What is NOT a Data Scientist Function

Data Science sprung up one day and set all us Report Writers and Data Warehouse people to the side.

Where is your PhD?  Where's your statistical analysis?  Where's your math skills?  Where's your Big Data skills?

Uh, I took some classes about 20 years ago.  I may have the book in my parent's basement, if they haven't thrown it out.

Data Scientist entered the arena and people took notice.

Fast forward a few years, where are we now in the Data Science hottest new profession?

Well, in my opinion, Data Science does have more to do with Statistical Analysis.  However, it must be mixed with Domain Knowledge, to produce insights otherwise unknown.

Big Data is NOT required for Data Science.  However, digging through Large Data Sets or Unstructured data could produce some nuggets of insight which were previously ignored due to lack of technology to interrogate.

Data Preparation is also NOT a requirement.  When I interviewed at Facebook a few years ago, the position was for Data Engineer, not Data Scientist.  The role of the Data Engineer I believe was to prep the data into a manageable file or set of files, for downstream statistical analysis. 

Data Warehousing and Report Writing is NOT a requirement.

Storytelling or Data Visualization or the ability to translate the finding to Executives using basic language IS part of the Data Science role.  If you can't convert the insight to action, what good is it.

A PhD is NOT a requirement either.  If you learned how the craft from an online course or looked over the shoulder of someone else, and can do the job, that's all you need.  And by doing the job, building models, dissecting the model using algorithms such as Clustering, Classification, Regression, Decision Trees, Neural Networks, etc. to produce accurate repeatable results.  It's rather difficult to pull a PhD out of your pocket after leaving college decade or two ago.

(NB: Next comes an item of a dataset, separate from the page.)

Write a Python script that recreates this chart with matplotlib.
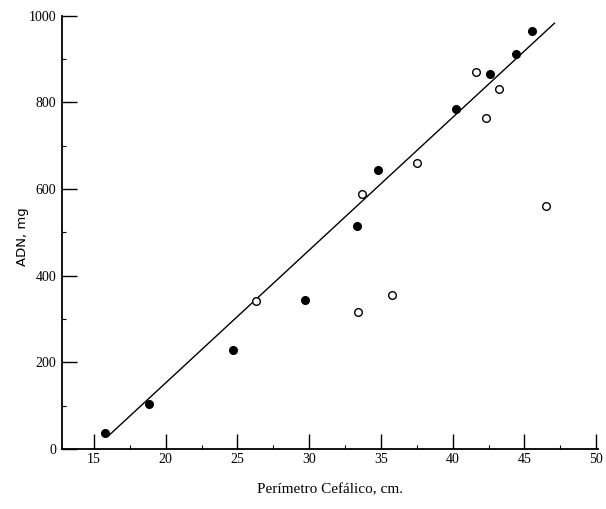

To summarize, in my opinion, interrogation of data using Statistical Analysis and presenting that insight to stakeholders who are authorized to take action are requirements to be a Data Scientist.  With that said, it may include Big Data or Unstructured data or Data Visualization tools and even data preparation.  Those tasks could be performed by someone on the Data Science Team or outsourced to individual people within the org.  Or a lone ranger Data Science may do parts or all, depending on resources and skill levels.

A Data Science person or team can provide skills and products previously unknown to the traditional Data Professional.  From where I stand, many shops today still depend on Data Professionals to do heavy lifting of their data needs.  And some shops are using Access and Excel or emailing files and downloading data sets off the intranet and lack formal Business Intelligence.

Data used to be an afterthought.  Now data is used for strategic decisions that impact everyday production, sales, marketing and survival of organizations.  Whatever the role: Data Scientist; Data Professional; Business Intelligence; Data Warehouse Developer; Report Writer; etc. data is now at the forefront of just about every business today.